The point of the article, along with the other one Richard has linked on Michael Pillsbury, is that public analysis by the US military establishment on Chinese military capabilities has been less than spectacular when it comes to sourcing. While there may be legitimate reasons to be concerned about a Chinese threat to the U.S. through asymmetrical warfare, the materials cited for this suffer a lack of adequate evidence of intent. Everybody studies asymmetrical warfare now, because that’s what militaries do: they figure out how you could possibly use new shit to blow up other shit up. Asymmetrical, 4GW, Unrestricted – these are all just fancy new terms invented as shorthand for different ways of blowing shit up. Just because China studies it doesn’t mean they intend to use it. They might, oh I don’t know, want to defend themselves against it, perhaps?

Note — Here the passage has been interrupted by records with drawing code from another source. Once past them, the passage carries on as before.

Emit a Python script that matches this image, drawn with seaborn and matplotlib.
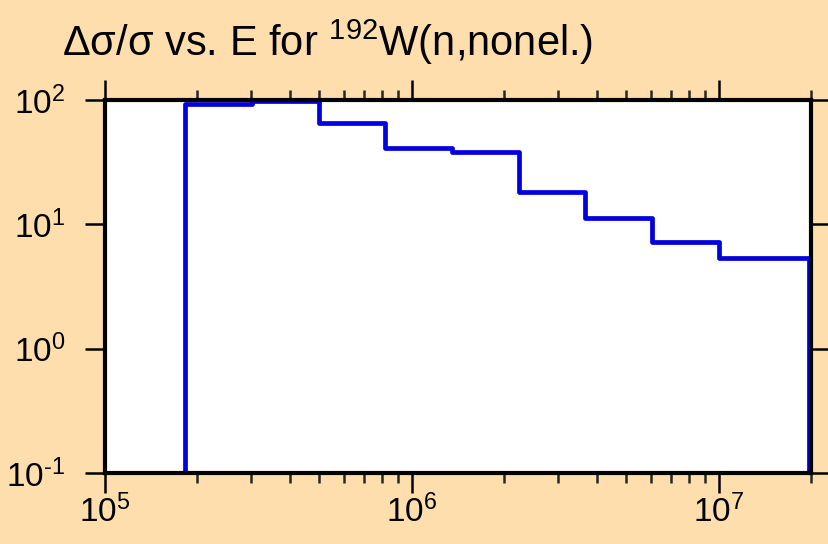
import matplotlib
matplotlib.use("Agg")
import matplotlib.pyplot as plt
import matplotlib.ticker as mticker
import seaborn as sns
import numpy as np
import pandas as pd

# Data
energy_edges = [1.82e5, 3.02e5, 4.97e5, 8.2e5, 1.355e6, 2.23e6, 3.68e6, 6.08e6, 1.0e7, 1.97e7]
rel_unc = [92.3, 98.5, 65.6, 41.3, 38.3, 18.3, 11.2, 7.16, 5.33]
y_floor = 0.1
x_limits = (1e5, 2e7)
y_limits = (0.1, 100)
title = r"Δσ/σ vs. E for $^{192}$W(n,nonel.)"

sns.set_theme(style="ticks")
plt.rcParams["font.family"] = ["Liberation Sans", "DejaVu Sans"]
plt.rcParams["mathtext.fontset"] = "custom"
plt.rcParams["mathtext.rm"] = "Liberation Sans"
plt.rcParams["mathtext.it"] = "Liberation Sans:italic"
plt.rcParams["mathtext.bf"] = "Liberation Sans:bold"
plt.rcParams["axes.unicode_minus"] = False

bg = "#FFDEAD"
fig = plt.figure(figsize=(8.29, 5.44), dpi=100, facecolor=bg)
ax = fig.add_axes([105 / 829, 1 - 473 / 544, (811 - 105) / 829, (473 - 100) / 544])
ax.set_facecolor("white")

x_pts = [energy_edges[0]] + energy_edges[:-1] + [energy_edges[-1], energy_edges[-1]]
y_pts = [y_floor] + rel_unc + [rel_unc[-1], y_floor]
df = pd.DataFrame({"E": x_pts, "unc": y_pts})

sns.lineplot(data=df, x="E", y="unc", ax=ax, drawstyle="steps-post",
             estimator=None, sort=False, color="#0000E0", linewidth=3.4)

ax.set_xscale("log")
ax.set_yscale("log")
ax.set_xlim(*x_limits)
ax.set_ylim(*y_limits)
ax.set_xlabel("")
ax.set_ylabel("")


def pow_label(v, pos):
    e = int(round(np.log10(v)))
    return r"$\mathregular{10^{\text{%d}}}$" % e


ax.xaxis.set_major_locator(mticker.LogLocator(base=10, numticks=10))
ax.xaxis.set_minor_locator(mticker.LogLocator(base=10, subs=np.arange(2, 10), numticks=20))
ax.yaxis.set_major_locator(mticker.LogLocator(base=10, numticks=10))
ax.yaxis.set_minor_locator(mticker.NullLocator())
ax.xaxis.set_major_formatter(mticker.FuncFormatter(pow_label))
ax.yaxis.set_major_formatter(mticker.FuncFormatter(pow_label))

for s in ax.spines.values():
    s.set_linewidth(3.0)
    s.set_color("black")
    s.set_visible(True)

ax.tick_params(axis="x", which="major", direction="out", length=14.5, width=1.8,
               top=True, bottom=True, labelsize=24, pad=1, colors="black")
ax.tick_params(axis="x", which="minor", direction="out", length=7.5, width=1.8,
               top=True, bottom=True)
ax.tick_params(axis="y", which="major", direction="out", length=14.5, width=1.8,
               left=True, right=True, labelsize=24, pad=14, colors="black")

fig.text(62 / 829, 1 - 56 / 544, title, fontsize=30, ha="left", va="baseline",
         color="black")

fig.savefig("out.png", dpi=100, facecolor=bg)
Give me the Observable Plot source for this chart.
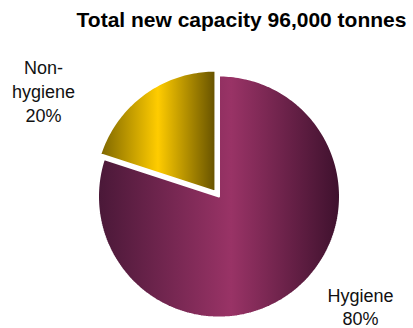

Also, there’s a lack of distinction between actors within China. In November last year I posted on the one and only Chinese document to the U.S.-China Economic and Security Commission. It was a piece written for Shijie Zhongguo, a magazine. Contrary to popular belief, not everything written by Chinese professors or published by the Chinese press reflects government opinion. A bit of nationalist hawkish talk certainly gets permitted for the war porn (all those military magazines with hot, sexy pictures of aircraft carriers and big, hard, long tactical missiles) enthusiasts on the Mainland, but that’s not the same as a policy document. But there you go, that was pretty much all a US Federal China policy commission was given to get an idea of China’s naval plans – a bad attempt at reading Kant written for guys who stroke off looking at Soldier of Fortune. Not unlike the crank writing about “parasite satellites” on the internet mentioned in the Bulletin article.